Le sport n’est plus seulement vécu, il est produit, scénarisé, marketé. Avec Honnold, on entre encore dans une nouvelle ère : celle où le solo devient streaming.
Les questions à se poser
Mais alors, pourquoi la légende Alex Honnold se lance-t-elle dans un projet comme celui-ci ? Honnold aurait-il accepté un tel défi s’il n’était pas soutenu et rémunéré par une production d’envergure mondiale ? Est-ce là l’une des dérives possibles de notre sport, qui, à mesure qu’il gagne en popularité, attire de plus en plus de grandes marques en quête d’images spectaculaires ? Et surtout : où placer la limite ? Les grimpeurs et grimpeuses pros peuvent-ils encore vivre de leur passion sans s’inscrire dans cette logique de show permanent ?

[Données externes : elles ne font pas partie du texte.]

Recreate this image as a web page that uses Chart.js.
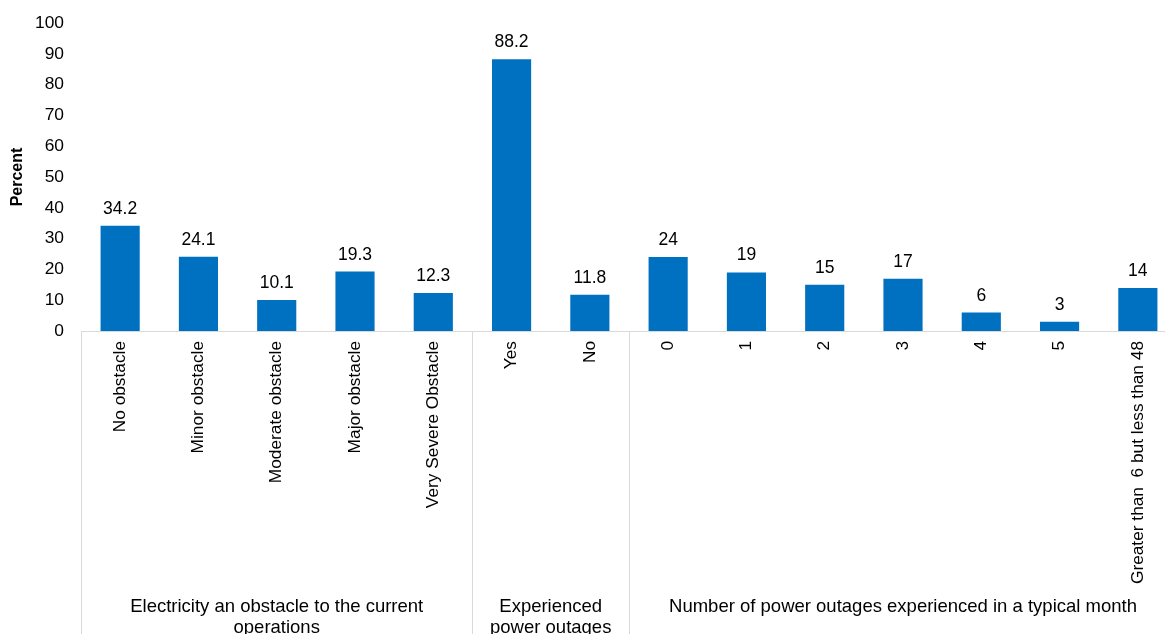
<!DOCTYPE html>
<html>
<head>
<meta charset="utf-8">
<script src="https://cdn.jsdelivr.net/npm/chart.js@4/dist/chart.umd.min.js"></script>
<style>
  html, body { margin: 0; padding: 0; background: #fff; overflow: hidden; }
  #wrap { width: 1165px; height: 634px; overflow: hidden; }
</style>
</head>
<body>
<div id="wrap"><canvas id="outages" width="1178" height="634"></canvas></div>
<script>
const categories = [
    "No obstacle", "Minor obstacle", "Moderate obstacle", "Major obstacle", "Very Severe Obstacle",
    "Yes", "No",
    "0", "1", "2", "3", "4", "5", "Greater than  6 but less than 48"
];
const percents = [34.2, 24.1, 10.1, 19.3, 12.3, 88.2, 11.8, 24, 19, 15, 17, 6, 3, 14];
const valueLabels = ["34.2", "24.1", "10.1", "19.3", "12.3", "88.2", "11.8", "24", "19", "15", "17", "6", "3", "14"];

// groups of categories along the bottom: caption lines, first and last index
const groupNames = [
    ["Electricity an obstacle to the current", "operations"],
    ["Experienced", "power outages"],
    ["Number of power outages experienced in a typical month"]
];
const groupStart = [0, 5, 7];
const groupEnd = [4, 6, 13];

const yTicks = [0, 10, 20, 30, 40, 50, 60, 70, 80, 90, 100];

const FONT = "'Liberation Sans', Arial, sans-serif";
const lineColor = "#D9D9D9";

const annotate = {
    id: "annotate",
    afterDatasetsDraw(chart) {
        const ctx = chart.ctx;
        const meta = chart.getDatasetMeta(0);
        ctx.save();
        ctx.fillStyle = "#000";
        ctx.font = "17.5px " + FONT;
        ctx.textAlign = "center";
        ctx.textBaseline = "alphabetic";
        meta.data.forEach((bar, i) => {
            ctx.fillText(valueLabels[i], bar.x, bar.y - 12);
        });
        ctx.restore();
    },
    afterDraw(chart) {
        const ctx = chart.ctx;
        const x = chart.scales.x;
        const top = chart.chartArea.bottom;
        const bottom = chart.height;
        const half = (x.getPixelForValue(1) - x.getPixelForValue(0)) / 2;
        ctx.save();
        ctx.strokeStyle = lineColor;
        ctx.lineWidth = 1;
        const edges = [x.getPixelForValue(0) - half];
        groupEnd.forEach(e => edges.push(x.getPixelForValue(e) + half));
        edges.forEach(px => {
            const p = Math.round(px) + 0.5;
            ctx.beginPath();
            ctx.moveTo(p, top);
            ctx.lineTo(p, bottom);
            ctx.stroke();
        });
        ctx.fillStyle = "#000";
        ctx.font = "18.5px " + FONT;
        ctx.textAlign = "center";
        ctx.textBaseline = "middle";
        groupNames.forEach((lines, g) => {
            const cx = (x.getPixelForValue(groupStart[g]) + x.getPixelForValue(groupEnd[g])) / 2;
            lines.forEach((t, k) => ctx.fillText(t, cx, 607 + k * 21));
        });
        ctx.restore();
    }
};

new Chart(document.getElementById("outages"), {
    type: "bar",
    data: {
        labels: categories,
        datasets: [{
            data: percents,
            backgroundColor: "#0070C0",
            borderWidth: 0,
            categoryPercentage: 1,
            barPercentage: 0.5
        }]
    },
    options: {
        responsive: false,
        animation: false,
        layout: { padding: { top: 23, right: 1, left: 0, bottom: 0 } },
        plugins: {
            legend: { display: false },
            tooltip: { enabled: false }
        },
        scales: {
            x: {
                grid: { display: false, drawTicks: false },
                border: { display: true, color: lineColor, width: 1 },
                ticks: {
                    autoSkip: false,
                    minRotation: 90,
                    maxRotation: 90,
                    padding: 10,
                    color: "#000",
                    font: { family: FONT, size: 17.3 }
                },
                afterFit(scale) { scale.height = 303; }
            },
            y: {
                min: 0,
                max: 100,
                afterBuildTicks(scale) { scale.ticks = yTicks.map(v => ({ value: v })); },
                grid: { display: false, drawTicks: false },
                border: { display: false },
                ticks: {
                    padding: 17,
                    color: "#000",
                    font: { family: FONT, size: 17.4 }
                },
                title: {
                    display: true,
                    text: "Percent",
                    color: "#000",
                    font: { family: FONT, size: 16, weight: "bold" },
                    padding: { top: 8, bottom: 0 }
                },
                afterFit(scale) {
                    scale.width = 81;
                    // tick padding would otherwise push the plot top down
                    scale.paddingTop = 0;
                }
            }
        }
    },
    plugins: [annotate]
});
</script>
</body>
</html>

Autant de questions qui, pour l’instant, restent ouvertes — et sur lesquelles chacun aura sans doute sa propre réponse.
Pour conclure …
Le projet du Taipei 101 marquera sans doute une nouvelle étape dans l’histoire de l’escalade, et il mérite d’être observé avec admiration et vigilance. Si la prouesse technique est bien réelle, elle s’inscrit dans une ère où l’escalade devient un “show global”, pensé pour le grand public. Et après tout, pourquoi pas ? Mais lorsque le spectaculaire prend le dessus sur le sens, il est légitime de s’interroger sur ce que l’on met en avant : le geste, l’effort ou le frisson.
Chez PlanetGrimpe, on continuera de suivre cette aventure de près — en gardant en tête que, derrière le spectacle, le solo reste ce qu’il a toujours été : un humain, seul face au vide, où chaque geste compte.